For most earbuds, including wireless AirPods and other brands, it’s best to take a moistened (not wet) cloth and give them a good wipe, followed by a lint-free drying cloth. That will get rid of most surface gunk. You can follow up with a Clorox wipe or alcohol wipe to kill any germs, and then dry them again. You’ll want to make sure the earbuds are totally dry before putting them back in their protective casing.

The speaker mesh shouldn’t get damp. Instead, try using a cotton swab to clean over them. You can do the same for any attached microphone. If the earbud piece (tip) that rests in your ears is removable, you can take it off to get to the grime underneath and even run the plastic piece under water once it’s separated from the earbud itself.

You can also purchase a specialized cleaning tool to remove wax if you have trouble getting to it with a cloth.
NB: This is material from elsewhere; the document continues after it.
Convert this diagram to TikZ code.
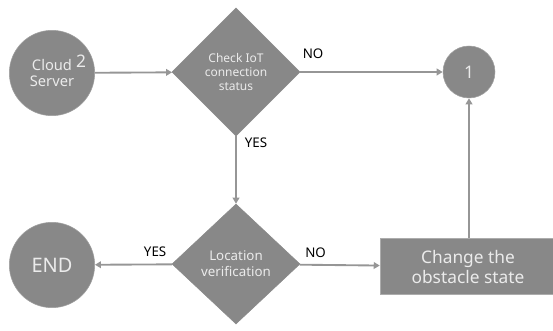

Just be sure not to use anything with a stiff bristle, as that can scratch or otherwise damage the equipment.

Any charging contacts on the charging stations should always be cleaned with a dry cloth, as dampness can lead to corrosion, which can lead to having to buy a new set of earbuds.

Bear in mind that not all manufacturers recommend chemicals for cleaning. Samsung, for example, recommends dry wipes and swabs only for their Galaxy Buds line of earbuds. Google also advises users to skip chemicals for their Google Pixel Buds, too, though a barely-wet cloth is OK.

It’s a little hard to practice preventive measures on earbuds. If they’re in your ear, they’re bound to get dirty. But if you’re a gym-goer and know you’ll be sweating into them regularly, you can grab a silica gel pack like the kind found in consumer product boxes and stick it nearby. That will absorb some moisture and help keep your buds dry.

How often should you clean them? It depends on your use. Earbuds worn every now and then only need to get wiped down sporadically. If your buds are a daily accessory, try an evening wipe down and a full clean every week or two.